# Run flat - Urgent had a flat tire last night and car towed!!!



## Speedrider71 (Sep 11, 2020)

New to me nice 2018 540i xDrive about a week ago. 19". called BMW assist and got it towed to a dealer (closest). What am I up against? 







When I added the car into my BMW garage (bmwusa) I saw there was a warranty on wheels and tires. It the warranty on wheels and tires transferable? if yes how? 









Of course this is putting bad taste in my mouth for run flats, should I invest in a spare tire or change them to regular tires and add a spare?

Car was towed last night so expecting to talk to dealer in a couple of hours.


----------



## Speedrider71 (Sep 11, 2020)

Of course, I did not dare drive the 10 miles to my house and risk destroying the wheel!!!


----------



## Doug Huffman (Apr 25, 2015)

Ten miles on an RFT should not damage the wheel, and if unloaded should not damage the tire.

I flatted an RFT in the middle of nowhere - the ACE Basin wilderness area - and drove on it until I found a safe place to wait on the flatbed to Bluffton / Hilton Head BMW where they reported that a bridge-spike had excessively damaged the tire AND the TPM sensor. Two tires, eight hours $800. Experience is a good teacher. A bad experience is a better teacher.

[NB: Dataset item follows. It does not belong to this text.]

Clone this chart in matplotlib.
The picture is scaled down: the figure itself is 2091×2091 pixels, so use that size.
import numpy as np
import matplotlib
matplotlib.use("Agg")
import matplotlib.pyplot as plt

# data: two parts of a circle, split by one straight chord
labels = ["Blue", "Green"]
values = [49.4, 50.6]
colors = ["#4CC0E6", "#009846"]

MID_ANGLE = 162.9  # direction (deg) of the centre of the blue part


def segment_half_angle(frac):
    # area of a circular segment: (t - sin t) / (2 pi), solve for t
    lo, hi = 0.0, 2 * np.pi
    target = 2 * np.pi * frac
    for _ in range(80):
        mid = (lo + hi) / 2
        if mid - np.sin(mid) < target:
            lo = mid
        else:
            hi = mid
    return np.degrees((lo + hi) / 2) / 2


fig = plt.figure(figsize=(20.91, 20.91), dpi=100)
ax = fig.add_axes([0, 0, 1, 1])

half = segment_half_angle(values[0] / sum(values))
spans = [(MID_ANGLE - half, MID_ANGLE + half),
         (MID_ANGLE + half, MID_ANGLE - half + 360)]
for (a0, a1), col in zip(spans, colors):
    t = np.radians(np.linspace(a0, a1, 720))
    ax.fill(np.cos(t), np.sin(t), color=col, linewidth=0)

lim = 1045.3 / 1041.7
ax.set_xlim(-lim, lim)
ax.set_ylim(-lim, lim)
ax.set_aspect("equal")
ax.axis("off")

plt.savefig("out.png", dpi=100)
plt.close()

I still made it to my destination in central Florida by my appointed time. It is called Interstate Ninety-Five for good reason - MPH.


----------



## Speedrider71 (Sep 11, 2020)

Doug Huffman said:


> I still made it to my destination in central Florida by my appointed time. It is called Interstate Ninety-Five for good reason - MPH.


Love it!!!


----------



## Lazy Bear (Feb 1, 2010)

Speedrider71 said:


> Of course, I did not dare drive the 10 miles to my house and risk destroying the wheel!!!


Why? That's what RFTs are for. Just drive. You can drive 50mph for 50-60 miles on run flats. Also, it is WAY cheaper to order tire from TireRack. I never use dealer for tires, they are ripoff.


----------



## Speedrider71 (Sep 11, 2020)

Lazy Bear said:


> Why? That's what RFTs are for. Just drive. You can drive 50mph for 50-60 miles on run flats. Also, it is WAY cheaper to order tire from TireRack. I never use dealer for tires, they are ripoff.

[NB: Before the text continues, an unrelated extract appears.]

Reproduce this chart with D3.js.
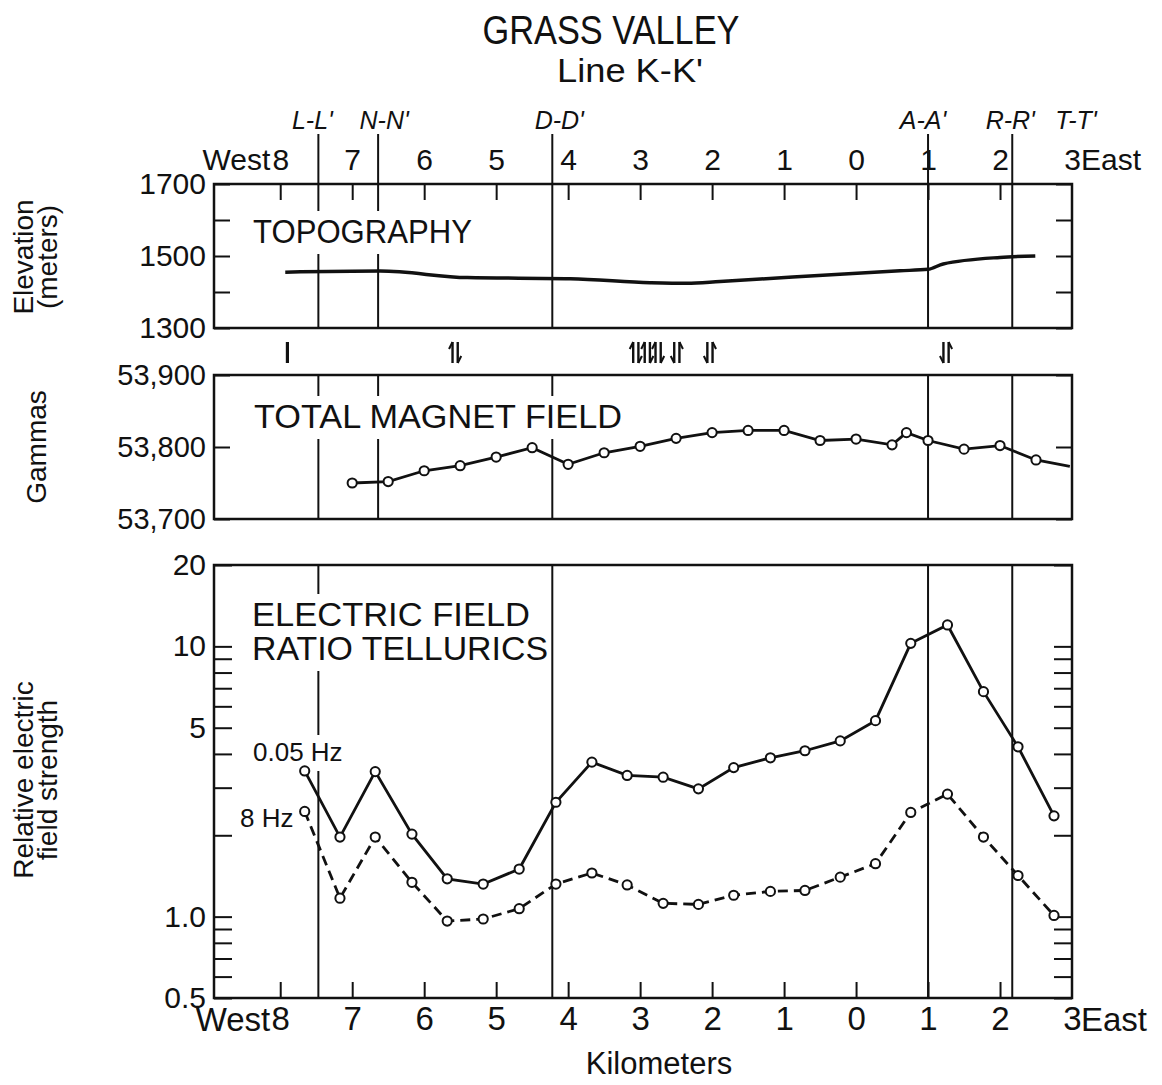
<!DOCTYPE html>
<html><head><meta charset="utf-8">
<script src="https://cdn.jsdelivr.net/npm/d3@7"></script>
<style>
body{margin:0;background:#fff;}
svg{display:block;background:#fff;}
</style></head><body>
<svg id="chart" width="1162" height="1085"></svg>
<script>
// ---------------- data ----------------
const kmTicks = [-8,-7,-6,-5,-4,-3,-2,-1,0,1,2,3];
const kmLabels = ["8","7","6","5","4","3","2","1","0","1","2","3"];

const sectionNames = ["L-L'","N-N'","D-D'","A-A'","R-R'","T-T'"];
const sectionKm = [-7.47,-6.64,-4.22,1.0,2.17,3.0];
const sectionPanels = [["topo","mag","elec"],["topo","mag"],["topo","mag","elec"],["topo","mag","elec"],["topo","mag","elec"],[]];

const topoKm =   [-7.93,-6.61,-5.40,-3.97,-2.86,-2.35,-1.89,-0.88,0.61,1.0,1.21,2.0,2.49];
const topoElev = [1455,1458,1440,1437,1426,1424,1429,1442,1459,1463,1478,1496,1500];
const elevTicks = [1300,1400,1500,1600,1700];
const elevLabels = ["1300","","1500","","1700"];

const faultKm = [-7.90,-5.57,-3.06,-2.90,-2.75,-2.49,-2.03,1.25];
const faultSense = ["bar","ud","ud","ud","ud","du","du","du"];

const magKm =     [-7,-6.5,-6,-5.5,-5,-4.5,-4,-3.5,-3,-2.5,-2,-1.5,-1,-0.5,0,0.5,0.7,1.0,1.5,2.0,2.5,2.97];
const magGammas = [53750,53752,53767,53774,53786,53799,53776,53792,53801,53812,53820,53823,53823,53809,53811,53803,53820,53809,53797,53802,53782,53773];
const magTicks = [53700,53800,53900];
const magLabels = ["53,700","53,800","53,900"];

const elecKm =  [-7.66,-7.17,-6.68,-6.17,-5.68,-5.18,-4.68,-4.17,-3.67,-3.18,-2.68,-2.19,-1.70,-1.19,-0.71,-0.22,0.27,0.76,1.27,1.77,2.25,2.75];
const elec005 = [3.46,1.97,3.44,2.02,1.38,1.32,1.50,2.65,3.73,3.33,3.28,2.97,3.56,3.87,4.11,4.47,5.31,10.26,12.0,6.80,4.25,2.36];
const elec8 =   [2.45,1.17,1.97,1.34,0.963,0.98,1.07,1.32,1.45,1.31,1.12,1.11,1.20,1.24,1.25,1.40,1.57,2.43,2.84,1.97,1.42,1.01];
const elecTicks = [0.5,0.6,0.7,0.8,0.9,1,2,3,4,5,6,7,8,9,10,20];
const elecLabels = ["0.5","","","","","1.0","","","","5","","","","","10","20"];

// ---------------- layout ----------------
const FONT = '"Liberation Sans", Arial, sans-serif';
const INK = "#111";
const svg = d3.select("#chart");
const x = d3.scaleLinear().domain([-8.92, 3]).range([214, 1072]);
const panels = {
  topo: {top:184, bottom:328},
  mag:  {top:375, bottom:519},
  elec: {top:565, bottom:998}
};
const yTopo = d3.scaleLinear().domain([1300,1700]).range([328,184]);
const yMag  = d3.scaleLinear().domain([53700,53900]).range([519,375]);
const yElec = d3.scaleLog().domain([0.5,20]).range([998,565]);
const sectionLabelShift = [-6, 6, 7, -5, -2, 4];

function styleAxis(g, fs){
  g.attr("font-family", FONT).attr("font-size", fs);
  g.select(".domain").remove();
  g.selectAll(".tick line").attr("stroke", INK).attr("stroke-width", 2);
  g.selectAll(".tick text").attr("fill", INK);
}

// ---------------- titles ----------------
svg.append("text").attr("x",611).attr("y",44).attr("text-anchor","middle")
  .attr("font-family",FONT).attr("font-size",40).attr("fill",INK)
  .attr("textLength",257).attr("lengthAdjust","spacingAndGlyphs").text("GRASS VALLEY");
svg.append("text").attr("x",630).attr("y",82).attr("text-anchor","middle")
  .attr("font-family",FONT).attr("font-size",34).attr("fill",INK)
  .attr("textLength",146).attr("lengthAdjust","spacingAndGlyphs").text("Line K-K'");

// ---------------- section lines ----------------
const secG = svg.append("g");
sectionKm.forEach((k,i)=>{
  const sx = x(k);
  if (sectionPanels[i].length){
    secG.append("line").attr("x1",sx).attr("x2",sx).attr("y1",134).attr("y2",184)
      .attr("stroke",INK).attr("stroke-width",2);
  }
  sectionPanels[i].forEach(p=>{
    secG.append("line").attr("x1",sx).attr("x2",sx)
      .attr("y1",panels[p].top).attr("y2",panels[p].bottom)
      .attr("stroke",INK).attr("stroke-width",2);
  });
  svg.append("text").attr("x",sx+sectionLabelShift[i]).attr("y",129).attr("text-anchor","middle")
    .attr("font-family",FONT).attr("font-style","italic").attr("font-size",25)
    .attr("fill",INK).text(sectionNames[i]);
});

// ---------------- frames ----------------
Object.values(panels).forEach(p=>{
  svg.append("rect").attr("x",214).attr("y",p.top).attr("width",1072-214)
    .attr("height",p.bottom-p.top).attr("fill","none")
    .attr("stroke",INK).attr("stroke-width",2.5);
});

// ---------------- axes ----------------
svg.append("g").attr("transform","translate(0,184)")
  .call(d3.axisTop(x).tickValues(kmTicks).tickSize(0).tickPadding(14)
    .tickFormat((d,i)=>kmLabels[i]))
  .call(g=>styleAxis(g,30));
svg.append("g").attr("transform","translate(0,184)")
  .call(d3.axisTop(x).tickValues(kmTicks.slice(0,-1)).tickSizeInner(-16).tickSizeOuter(0).tickFormat(""))
  .call(g=>styleAxis(g,30));
svg.append("text").attr("x",x(-8)-10).attr("y",170).attr("text-anchor","end")
  .attr("font-family",FONT).attr("font-size",30).attr("fill",INK).text("West");
svg.append("text").attr("x",x(3)+9).attr("y",170).attr("text-anchor","start")
  .attr("font-family",FONT).attr("font-size",30).attr("fill",INK).text("East");

svg.append("g").attr("transform","translate(0,998)")
  .call(d3.axisBottom(x).tickValues(kmTicks).tickSize(0).tickPadding(9)
    .tickFormat((d,i)=>kmLabels[i]))
  .call(g=>styleAxis(g,33));
svg.append("g").attr("transform","translate(0,998)")
  .call(d3.axisBottom(x).tickValues(kmTicks.slice(0,-1)).tickSizeInner(-16).tickSizeOuter(0).tickFormat(""))
  .call(g=>styleAxis(g,33));
svg.append("text").attr("x",x(-8)-10).attr("y",1031).attr("text-anchor","end")
  .attr("font-family",FONT).attr("font-size",33).attr("fill",INK).text("West");
svg.append("text").attr("x",x(3)+9).attr("y",1031).attr("text-anchor","start")
  .attr("font-family",FONT).attr("font-size",33).attr("fill",INK).text("East");
svg.append("text").attr("x",659).attr("y",1074).attr("text-anchor","middle")
  .attr("font-family",FONT).attr("font-size",31).attr("fill",INK).text("Kilometers");

svg.append("g").attr("transform","translate(214,0)")
  .call(d3.axisLeft(yTopo).tickValues(elevTicks).tickSizeInner(-16).tickSizeOuter(0).tickPadding(8)
    .tickFormat((d,i)=>elevLabels[i]))
  .call(g=>styleAxis(g,30));
svg.append("g").attr("transform","translate(1072,0)")
  .call(d3.axisRight(yTopo).tickValues(elevTicks).tickSizeInner(-16).tickSizeOuter(0).tickFormat(""))
  .call(g=>styleAxis(g,30));
svg.append("g").attr("transform","translate(214,0)")
  .call(d3.axisLeft(yMag).tickValues(magTicks).tickSizeInner(-16).tickSizeOuter(0).tickPadding(8)
    .tickFormat((d,i)=>magLabels[i]))
  .call(g=>styleAxis(g,29));
svg.append("g").attr("transform","translate(1072,0)")
  .call(d3.axisRight(yMag).tickValues(magTicks).tickSizeInner(-16).tickSizeOuter(0).tickFormat(""))
  .call(g=>styleAxis(g,29));
svg.append("g").attr("transform","translate(214,0)")
  .call(d3.axisLeft(yElec).tickValues(elecTicks).tickSizeInner(-18).tickSizeOuter(0).tickPadding(8)
    .tickFormat((d,i)=>elecLabels[i]))
  .call(g=>styleAxis(g,30));
svg.append("g").attr("transform","translate(1072,0)")
  .call(d3.axisRight(yElec).tickValues(elecTicks).tickSizeInner(-18).tickSizeOuter(0).tickFormat(""))
  .call(g=>styleAxis(g,30));

function vtitle(tx, ty, str){
  svg.append("text").attr("transform",`translate(${tx},${ty}) rotate(-90)`)
    .attr("text-anchor","middle").attr("font-family",FONT).attr("font-size",28)
    .attr("fill",INK).text(str);
}
vtitle(33,257,"Elevation");
vtitle(57,257,"(meters)");
vtitle(46,447,"Gammas");
vtitle(33,780,"Relative electric");
vtitle(57,780,"field strength");

// ---------------- labels with white backing ----------------
function backedLabel(lines, x0, y0, dy, fs, widths, pad){
  const g = svg.append("g");
  const bg = g.append("rect").attr("fill","#fff");
  lines.forEach((s,i)=>{
    const t = g.append("text").attr("x",x0).attr("y",y0+i*dy).attr("font-family",FONT)
      .attr("font-size",fs).attr("fill",INK).text(s);
    if (widths) t.attr("textLength",widths[i]).attr("lengthAdjust","spacingAndGlyphs");
  });
  const bb = g.node().getBBox();
  bg.attr("x",bb.x-pad).attr("y",bb.y-2).attr("width",bb.width+2*pad).attr("height",bb.height+6);
}
backedLabel(["TOPOGRAPHY"],253,243,0,33,[219],3);
backedLabel(["TOTAL MAGNET FIELD"],254,428,0,33,[368],3);
backedLabel(["ELECTRIC  FIELD","RATIO  TELLURICS"],252,626,34,33,[278,296],3);

// ---------------- faults ----------------
const fg = svg.append("g").attr("stroke",INK).attr("fill","none").attr("stroke-width",2.4);
faultKm.forEach((k,i)=>{
  const cx = x(k), y1 = 342, y2 = 363;
  if (faultSense[i]==="bar"){
    fg.append("line").attr("x1",cx).attr("x2",cx).attr("y1",y1).attr("y2",y2).attr("stroke-width",3.2);
    return;
  }
  const upLeft = faultSense[i]==="ud";
  [[cx-2.6, upLeft, -1],[cx+2.6, !upLeft, 1]].forEach(([lx, up, side])=>{
    fg.append("line").attr("x1",lx).attr("x2",lx).attr("y1",y1).attr("y2",y2);
    const tip = up ? y1 : y2;
    const back = up ? y1+7 : y2-7;
    fg.append("path").attr("d",`M${lx},${tip} L${lx+side*3.5},${back}`).attr("stroke-width",2);
  });
});

// ---------------- data lines ----------------
const topoLine = d3.line().x((d,i)=>x(topoKm[i])).y(d=>yTopo(d)).curve(d3.curveMonotoneX);
svg.append("path").datum(topoElev).attr("d",topoLine).attr("fill","none")
  .attr("stroke",INK).attr("stroke-width",3.5);

const magLine = d3.line().x((d,i)=>x(magKm[i])).y(d=>yMag(d));
svg.append("path").datum(magGammas).attr("d",magLine).attr("fill","none")
  .attr("stroke",INK).attr("stroke-width",2.8);
svg.append("g").selectAll("circle").data(magGammas.slice(0,-1)).join("circle")
  .attr("cx",(d,i)=>x(magKm[i])).attr("cy",d=>yMag(d)).attr("r",4.6)
  .attr("fill","#fff").attr("stroke",INK).attr("stroke-width",2);

backedLabel(["0.05 Hz"],253,761,0,26,null,1);
backedLabel(["8 Hz"],240,827,0,26,null,1);

const elecLine = d3.line().x((d,i)=>x(elecKm[i])).y(d=>yElec(d));
svg.append("path").datum(elec005).attr("d",elecLine).attr("fill","none")
  .attr("stroke",INK).attr("stroke-width",2.8);
svg.append("path").datum(elec8).attr("d",elecLine).attr("fill","none")
  .attr("stroke",INK).attr("stroke-width",2.8).attr("stroke-dasharray","10,6");
[elec005, elec8].forEach(arr=>{
  svg.append("g").selectAll("circle").data(arr).join("circle")
    .attr("cx",(d,i)=>x(elecKm[i])).attr("cy",d=>yElec(d)).attr("r",4.6)
    .attr("fill","#fff").attr("stroke",INK).attr("stroke-width",2);
});
</script>
</body></html>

Lesson learned for sure! I will be adding a AirMan ResQ Pro+ for such scenarios.

My first RFT and did not want to ruin the Wheel, (I figured the tire is gone, but at least I save the wheel). It worked out at the end for $409 at the dealer for one tire!

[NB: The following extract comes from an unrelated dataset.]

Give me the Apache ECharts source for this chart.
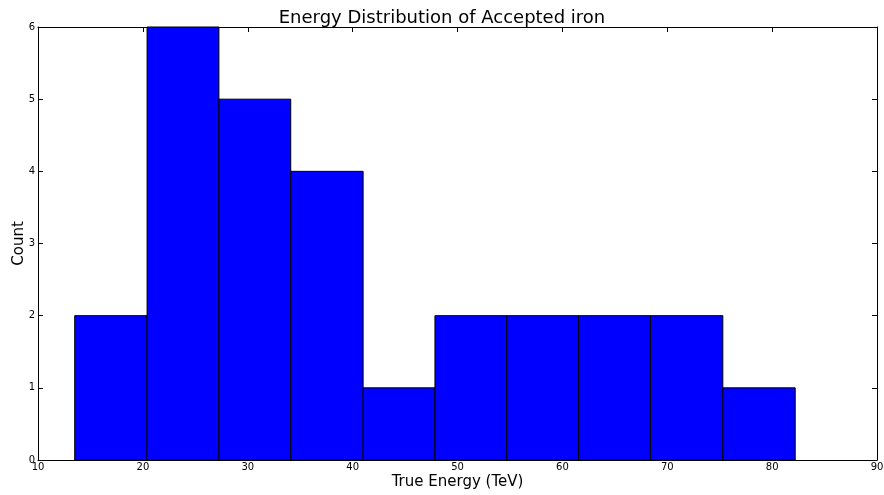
<!DOCTYPE html>
<html>
<head>
<meta charset="utf-8">
<script src="https://cdn.jsdelivr.net/npm/echarts@6/dist/echarts.min.js"></script>
<style>
  html, body { margin: 0; padding: 0; background: #fff; }
  #chart { width: 884px; height: 495px; }
</style>
</head>
<body>
<div id="chart"></div>
<script>
// Histogram bin edges (TeV) and counts per bin
const binEdges = [13.5, 20.4, 27.25, 34.1, 41.0, 47.85, 54.7, 61.55, 68.4, 75.3, 82.2];
const counts = [2, 6, 5, 4, 1, 2, 2, 2, 2, 1];
const xTicks = [10, 20, 30, 40, 50, 60, 70, 80, 90];
const yTicks = [0, 1, 2, 3, 4, 5, 6];

const bins = counts.map((c, i) => [binEdges[i], binEdges[i + 1], c]);

const font = 'DejaVu Sans';
const chart = echarts.init(document.getElementById('chart'));

// frame line with inward ticks, as a fresh object per axis
function frame(extra) {
  return Object.assign({
    axisLine: { show: true, onZero: false, lineStyle: { color: '#000', width: 1 } },
    axisTick: { show: true, inside: true, length: 5, lineStyle: { color: '#000', width: 1 } },
    splitLine: { show: false }
  }, extra);
}

chart.setOption({
  animation: false,
  backgroundColor: '#fff',
  title: {
    text: 'Energy Distribution of Accepted iron',
    left: 'center',
    top: 4,
    textStyle: { fontFamily: font, fontSize: 18, fontWeight: 'normal', color: '#000' }
  },
  grid: { left: 38, right: 7, top: 27, bottom: 35, containLabel: false, outerBoundsMode: 'none' },
  xAxis: [
    frame({
      type: 'value', min: xTicks[0], max: xTicks[xTicks.length - 1], interval: 10,
      position: 'bottom',
      name: 'True Energy (TeV)', nameLocation: 'middle', nameGap: 15, nameMoveOverlap: false,
      nameTextStyle: { fontFamily: font, fontSize: 15, color: '#000' },
      axisLabel: { fontFamily: font, fontSize: 10, color: '#000', margin: 2 }
    }),
    frame({
      type: 'value', min: xTicks[0], max: xTicks[xTicks.length - 1], interval: 10,
      position: 'top',
      axisLabel: { show: false }
    })
  ],
  yAxis: [
    frame({
      type: 'value', min: yTicks[0], max: yTicks[yTicks.length - 1], interval: 1,
      position: 'left',
      name: 'Count', nameLocation: 'middle', nameGap: 11, nameMoveOverlap: false,
      nameTextStyle: { fontFamily: font, fontSize: 15, color: '#000' },
      axisLabel: { fontFamily: font, fontSize: 10, color: '#000', margin: 3 }
    }),
    frame({
      type: 'value', min: yTicks[0], max: yTicks[yTicks.length - 1], interval: 1,
      position: 'right',
      axisLabel: { show: false }
    })
  ],
  series: [{
    type: 'custom',
    xAxisIndex: 0,
    yAxisIndex: 0,
    data: bins,
    encode: { x: [0, 1], y: 2 },
    renderItem: function (params, api) {
      const p0 = api.coord([api.value(0), api.value(2)]);
      const p1 = api.coord([api.value(1), 0]);
      return {
        type: 'rect',
        shape: { x: p0[0], y: p0[1], width: p1[0] - p0[0], height: p1[1] - p0[1] },
        style: { fill: '#0000ff', stroke: '#000', lineWidth: 1 }
      };
    },
    z: 1
  }]
});
</script>
</body>
</html>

PROCONTACT GX SSR at tire rack was $281 + $17 tax + $110 for install = dealer price!!! It was done quickly!!! We also got an Uber home complements of BMW assist!


----------



## luigi524td (Apr 4, 2005)

Whatever that object is/was ... IMHO it would have probably rendered a conventional (non-RFT) totally useless/unrepairable, Besides, your tire tread looks pretty close to the wear bars - if the others are as worn it's time to re-tire all 4!
You've already been posted about driving on RFTs after damage/flat. However, I'd caution about driving above the manufacturer-recommended speed if they are at "0" PSI - That's reckless and dangerous. As for replacement approach ... IF they are covered under an after-market tire warranty - a tire that worn is NOT likely to earn you any coverage. Replacement choices - sure there are tire stores + on-line sellers + dealer service etc etc.

I have read sooooo many posters who seem to have horrible BMW dealer service & price experiences. I feel for them .... and also feel very fortunate that my experience has been different. Then again I've been a loyal and "sensible" (educated/informed) customer at my BMW store for more than 25 years.


----------



## Speedrider71 (Sep 11, 2020)

luigi524td said:


> Whatever that object is/was ... IMHO it would have probably rendered a conventional (non-RFT) totally useless/unrepairable, Besides, your tire tread looks pretty close to the wear bars - if the others are as worn it's time to re-tire all 4!
> You've already been posted about driving on RFTs after damage/flat. However, I'd caution about driving above the manufacturer-recommended speed if they are at "0" PSI - That's reckless and dangerous. As for replacement approach ... IF they are covered under an after-market tire warranty - a tire that worn is NOT likely to earn you any coverage. Replacement choices - sure there are tire stores + on-line sellers + dealer service etc etc.
> 
> I have read sooooo many posters who seem to have horrible BMW dealer service & price experiences. I feel for them .... and also feel very fortunate that my experience has been different. Then again I've been a loyal and "sensible" (educated/informed) customer at my BMW store for more than 25 years.


Tires were all replaced last year! the fronts look really good, the other rear looks more worn but has enough threads!!


----------



## Autoputzer (Mar 16, 2014)

BMW of Bubbaville (Sansing BMW of Pensacola, FL) actually has competitive prices on tires. They also will install mail-order tires that customers bring in. Some BMW dealers, however, will charge an arm and a leg for tires.

If you had a spare tire, you'd be able to drive home, and then get on the Interwebs or phone and shop for tires as a good price.

Most new BMW's offer spare tires as options now (not Z4's, most M's, 8's and 2 Series Coupes). At $150, it's the biggest bargain on the options list.


----------